> [TASK REQUIREMENTS]: Give every line again exactly as it appears, please, but not the pictures.

> [SUPPLIED MATERIAL]:
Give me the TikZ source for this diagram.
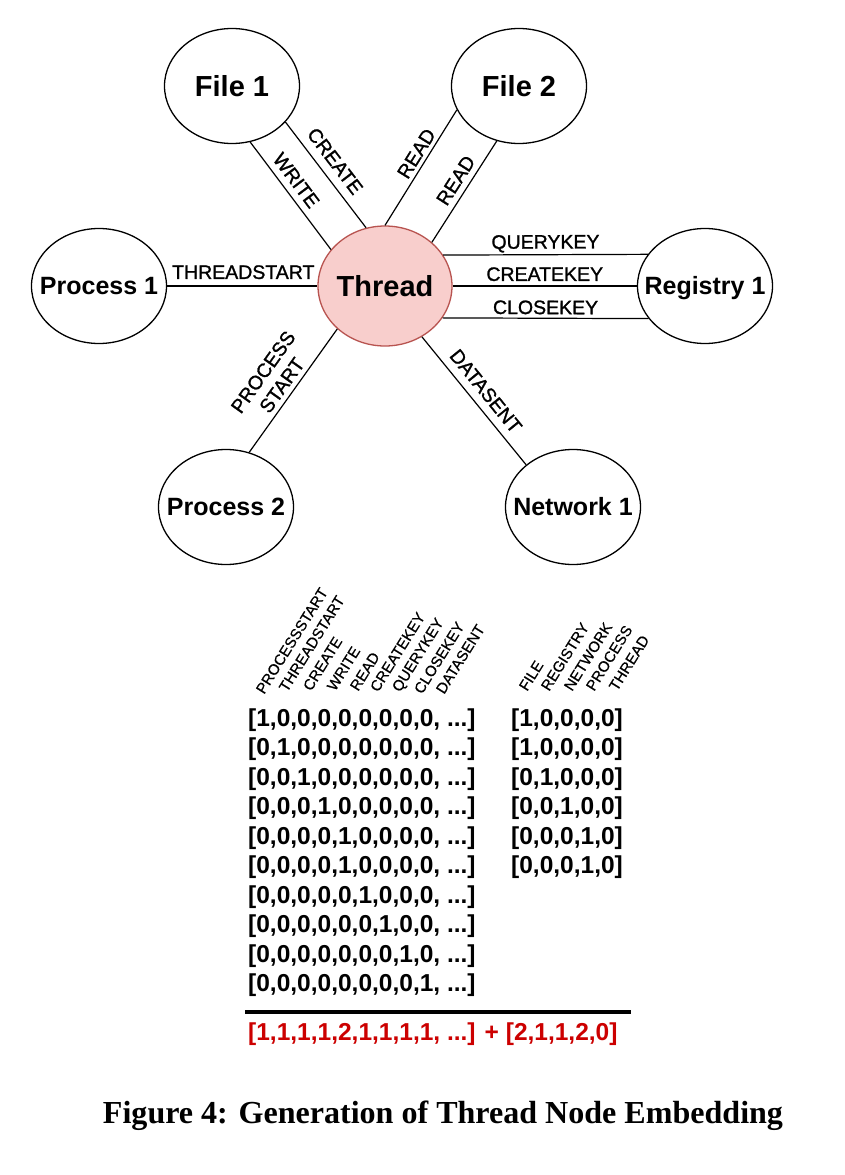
\documentclass[tikz,border=0pt]{standalone}
\usepackage{fontspec}
\setmainfont{Liberation Sans}
\newfontfamily\capfont{Liberation Serif}
\newfontfamily\elabfont[FakeBold=1.2]{Liberation Sans}
\newfontfamily\mlabfont[FakeBold=0.6]{Liberation Sans}
\usetikzlibrary{shapes.geometric}
\definecolor{thfill}{HTML}{F8CECC}
\definecolor{thdraw}{HTML}{B85450}
\definecolor{sumred}{RGB}{204,0,0}
\newcommand{\zb}[1]{\makebox[0pt]{#1}}
\begin{document}
\begin{tikzpicture}[x=1pt,y=-1pt,
  ent/.style={ellipse, draw, line width=1.3pt, inner sep=0pt, minimum width=135pt, minimum height=115pt, fill=white, text depth=0pt},
  bigtxt/.style={font=\fontsize{29}{34}\selectfont\bfseries, text height=20.8pt},
  midtxt/.style={font=\fontsize{25}{30}\selectfont\bfseries, text height=17.9pt},
  conn/.style={line width=1.2pt},
  elab/.style={font=\elabfont\fontsize{19.5}{23}\selectfont, sloped, above, inner xsep=0pt, text depth=0pt},
  mlab/.style={font=\mlabfont\fontsize{15}{18}\selectfont, rotate=58, anchor=base west, inner sep=0pt},
  rowtxt/.style={font=\fontsize{24.5}{29}\selectfont\bfseries, anchor=base west, inner sep=0pt}
]
\path[fill=white] (0,0) rectangle (845,1175);
\useasboundingbox (0,0) rectangle (845,1175);

% entity nodes
\node[ent, bigtxt] (F1) at (232,86) {\zb{File 1}};
\node[ent, bigtxt] (F2) at (519,86) {\zb{File 2}};
\node[ent, midtxt] (P1) at (99,286) {\zb{Process 1}};
\node[ent, bigtxt, fill=thfill, draw=thdraw, minimum width=134pt, minimum height=120pt] (T) at (385,286) {\zb{Thread}};
\node[ent, midtxt] (R) at (705,286) {\zb{Registry 1}};
\node[ent, midtxt] (P2) at (226,507) {\zb{Process 2}};
\node[ent, midtxt] (N) at (573,507) {\zb{Network 1}};

% connectors
\draw[conn] (F1.-72.7) -- node[elab, inner ysep=6.5pt, pos=.434] (lwrite) {WRITE} (T.146.8);
\draw[conn] (F1.-34) -- node[elab, inner ysep=8.5pt, pos=.46] (lcreate) {CREATE} (T.108.6);
\draw[conn] (F2.201.6) -- node[elab, inner ysep=4pt, pos=.43] (lreada) {READ} (T.90);
\draw[conn] (F2.-112.4) -- node[elab, inner ysep=6pt, pos=.46] (lreadb) {READ} (T.43.5);
\draw[conn] (P1.east) -- node[elab, inner ysep=6.5pt, pos=.507] (lthst) {THREADSTART} (T.west);
\draw[conn] (T.28.37) -- node[elab, inner ysep=5.5pt] (lqk) {QUERYKEY} (R.151.4);
\draw[conn] (T.east) -- node[elab, inner ysep=4.5pt] (lck) {CREATEKEY} (R.west);
\draw[conn] (T.-29.45) -- node[elab, inner ysep=3.5pt] (lclk) {CLOSEKEY} (R.-150.29);
\draw[conn] (T.222.3) -- node[elab, align=center, inner ysep=5pt, pos=.515] (lpst) {PROCESS\\START} (P2.67.2);
\draw[conn] (T.-54.1) -- node[elab, inner ysep=8pt, pos=.5] (lds) {DATASENT} (N.138.8);

% rotated column labels
\node[mlab] (m1) at (264,695) {PROCESSSTART};
\node[mlab] (m2) at (287,693) {THREADSTART};
\node[mlab] (m3) at (311,692) {CREATE};
\node[mlab] (m4) at (335,692) {WRITE};
\node[mlab] (m5) at (358,692) {READ};
\node[mlab] (m6) at (378,693) {CREATEKEY};
\node[mlab] (m7) at (400,693) {QUERYKEY};
\node[mlab] (m8) at (422,695) {CLOSEKEY};
\node[mlab] (m9) at (444,695) {DATASENT};
\node[mlab] (n1) at (527,692) {FILE};
\node[mlab] (n2) at (549,692) {REGISTRY};
\node[mlab] (n3) at (572,692) {NETWORK};
\node[mlab] (n4) at (594,692) {PROCESS};
\node[mlab] (n5) at (617,692) {THREAD};

% edge-type vectors
\node[rowtxt] (r1) at (248,726) {[1,0,0,0,0,0,0,0,0, ...]};
\node[rowtxt] (r2) at (248,755.5) {[0,1,0,0,0,0,0,0,0, ...]};
\node[rowtxt] (r3) at (248,785) {[0,0,1,0,0,0,0,0,0, ...]};
\node[rowtxt] (r4) at (248,814.5) {[0,0,0,1,0,0,0,0,0, ...]};
\node[rowtxt] (r5) at (248,844) {[0,0,0,0,1,0,0,0,0, ...]};
\node[rowtxt] (r6) at (248,873.5) {[0,0,0,0,1,0,0,0,0, ...]};
\node[rowtxt] (r7) at (248,903) {[0,0,0,0,0,1,0,0,0, ...]};
\node[rowtxt] (r8) at (248,932.5) {[0,0,0,0,0,0,1,0,0, ...]};
\node[rowtxt] (r9) at (248,962) {[0,0,0,0,0,0,0,1,0, ...]};
\node[rowtxt] (r10) at (248,991.5) {[0,0,0,0,0,0,0,0,1, ...]};

% node-type vectors
\node[rowtxt] (s1) at (511,726) {[1,0,0,0,0]};
\node[rowtxt] (s2) at (511,755.5) {[1,0,0,0,0]};
\node[rowtxt] (s3) at (511,785) {[0,1,0,0,0]};
\node[rowtxt] (s4) at (511,814.5) {[0,0,1,0,0]};
\node[rowtxt] (s5) at (511,844) {[0,0,0,1,0]};
\node[rowtxt] (s6) at (511,873.5) {[0,0,0,1,0]};

% sum rule and result
\coordinate (ruleA) at (245,1012);
\coordinate (ruleB) at (631,1012);
\draw[line width=4pt] (ruleA) -- (ruleB);
\node[rowtxt, text=sumred] (sum) at (248,1040) {[1,1,1,1,2,1,1,1,1, ...] + [2,1,1,2,0]};

% caption
\node[anchor=base, inner sep=0pt] (cap) at (443,1123) {\resizebox{680pt}{!}{\capfont\bfseries Figure 4: Generation of Thread Node Embedding}};
\end{tikzpicture}
\end{document}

> [COMPLETED TASK]:
Give me the TikZ source for this diagram.
\documentclass[tikz,border=0pt]{standalone}
\usepackage{fontspec}
\setmainfont{Liberation Sans}
\newfontfamily\capfont{Liberation Serif}
\newfontfamily\elabfont[FakeBold=1.2]{Liberation Sans}
\newfontfamily\mlabfont[FakeBold=0.6]{Liberation Sans}
\usetikzlibrary{shapes.geometric}
\definecolor{thfill}{HTML}{F8CECC}
\definecolor{thdraw}{HTML}{B85450}
\definecolor{sumred}{RGB}{204,0,0}
\newcommand{\zb}[1]{\makebox[0pt]{#1}}
\begin{document}
\begin{tikzpicture}[x=1pt,y=-1pt,
  ent/.style={ellipse, draw, line width=1.3pt, inner sep=0pt, minimum width=135pt, minimum height=115pt, fill=white, text depth=0pt},
  bigtxt/.style={font=\fontsize{29}{34}\selectfont\bfseries, text height=20.8pt},
  midtxt/.style={font=\fontsize{25}{30}\selectfont\bfseries, text height=17.9pt},
  conn/.style={line width=1.2pt},
  elab/.style={font=\elabfont\fontsize{19.5}{23}\selectfont, sloped, above, inner xsep=0pt, text depth=0pt},
  mlab/.style={font=\mlabfont\fontsize{15}{18}\selectfont, rotate=58, anchor=base west, inner sep=0pt},
  rowtxt/.style={font=\fontsize{24.5}{29}\selectfont\bfseries, anchor=base west, inner sep=0pt}
]
\path[fill=white] (0,0) rectangle (845,1175);
\useasboundingbox (0,0) rectangle (845,1175);

% entity nodes
\node[ent, bigtxt] (F1) at (232,86) {\zb{File 1}};
\node[ent, bigtxt] (F2) at (519,86) {\zb{File 2}};
\node[ent, midtxt] (P1) at (99,286) {\zb{Process 1}};
\node[ent, bigtxt, fill=thfill, draw=thdraw, minimum width=134pt, minimum height=120pt] (T) at (385,286) {\zb{Thread}};
\node[ent, midtxt] (R) at (705,286) {\zb{Registry 1}};
\node[ent, midtxt] (P2) at (226,507) {\zb{Process 2}};
\node[ent, midtxt] (N) at (573,507) {\zb{Network 1}};

% connectors
\draw[conn] (F1.-72.7) -- node[elab, inner ysep=6.5pt, pos=.434] (lwrite) {WRITE} (T.146.8);
\draw[conn] (F1.-34) -- node[elab, inner ysep=8.5pt, pos=.46] (lcreate) {CREATE} (T.108.6);
\draw[conn] (F2.201.6) -- node[elab, inner ysep=4pt, pos=.43] (lreada) {READ} (T.90);
\draw[conn] (F2.-112.4) -- node[elab, inner ysep=6pt, pos=.46] (lreadb) {READ} (T.43.5);
\draw[conn] (P1.east) -- node[elab, inner ysep=6.5pt, pos=.507] (lthst) {THREADSTART} (T.west);
\draw[conn] (T.28.37) -- node[elab, inner ysep=5.5pt] (lqk) {QUERYKEY} (R.151.4);
\draw[conn] (T.east) -- node[elab, inner ysep=4.5pt] (lck) {CREATEKEY} (R.west);
\draw[conn] (T.-29.45) -- node[elab, inner ysep=3.5pt] (lclk) {CLOSEKEY} (R.-150.29);
\draw[conn] (T.222.3) -- node[elab, align=center, inner ysep=5pt, pos=.515] (lpst) {PROCESS\\START} (P2.67.2);
\draw[conn] (T.-54.1) -- node[elab, inner ysep=8pt, pos=.5] (lds) {DATASENT} (N.138.8);

% rotated column labels
\node[mlab] (m1) at (264,695) {PROCESSSTART};
\node[mlab] (m2) at (287,693) {THREADSTART};
\node[mlab] (m3) at (311,692) {CREATE};
\node[mlab] (m4) at (335,692) {WRITE};
\node[mlab] (m5) at (358,692) {READ};
\node[mlab] (m6) at (378,693) {CREATEKEY};
\node[mlab] (m7) at (400,693) {QUERYKEY};
\node[mlab] (m8) at (422,695) {CLOSEKEY};
\node[mlab] (m9) at (444,695) {DATASENT};
\node[mlab] (n1) at (527,692) {FILE};
\node[mlab] (n2) at (549,692) {REGISTRY};
\node[mlab] (n3) at (572,692) {NETWORK};
\node[mlab] (n4) at (594,692) {PROCESS};
\node[mlab] (n5) at (617,692) {THREAD};

% edge-type vectors
\node[rowtxt] (r1) at (248,726) {[1,0,0,0,0,0,0,0,0, ...]};
\node[rowtxt] (r2) at (248,755.5) {[0,1,0,0,0,0,0,0,0, ...]};
\node[rowtxt] (r3) at (248,785) {[0,0,1,0,0,0,0,0,0, ...]};
\node[rowtxt] (r4) at (248,814.5) {[0,0,0,1,0,0,0,0,0, ...]};
\node[rowtxt] (r5) at (248,844) {[0,0,0,0,1,0,0,0,0, ...]};
\node[rowtxt] (r6) at (248,873.5) {[0,0,0,0,1,0,0,0,0, ...]};
\node[rowtxt] (r7) at (248,903) {[0,0,0,0,0,1,0,0,0, ...]};
\node[rowtxt] (r8) at (248,932.5) {[0,0,0,0,0,0,1,0,0, ...]};
\node[rowtxt] (r9) at (248,962) {[0,0,0,0,0,0,0,1,0, ...]};
\node[rowtxt] (r10) at (248,991.5) {[0,0,0,0,0,0,0,0,1, ...]};

% node-type vectors
\node[rowtxt] (s1) at (511,726) {[1,0,0,0,0]};
\node[rowtxt] (s2) at (511,755.5) {[1,0,0,0,0]};
\node[rowtxt] (s3) at (511,785) {[0,1,0,0,0]};
\node[rowtxt] (s4) at (511,814.5) {[0,0,1,0,0]};
\node[rowtxt] (s5) at (511,844) {[0,0,0,1,0]};
\node[rowtxt] (s6) at (511,873.5) {[0,0,0,1,0]};

% sum rule and result
\coordinate (ruleA) at (245,1012);
\coordinate (ruleB) at (631,1012);
\draw[line width=4pt] (ruleA) -- (ruleB);
\node[rowtxt, text=sumred] (sum) at (248,1040) {[1,1,1,1,2,1,1,1,1, ...] + [2,1,1,2,0]};

% caption
\node[anchor=base, inner sep=0pt] (cap) at (443,1123) {\resizebox{680pt}{!}{\capfont\bfseries Figure 4: Generation of Thread Node Embedding}};
\end{tikzpicture}
\end{document}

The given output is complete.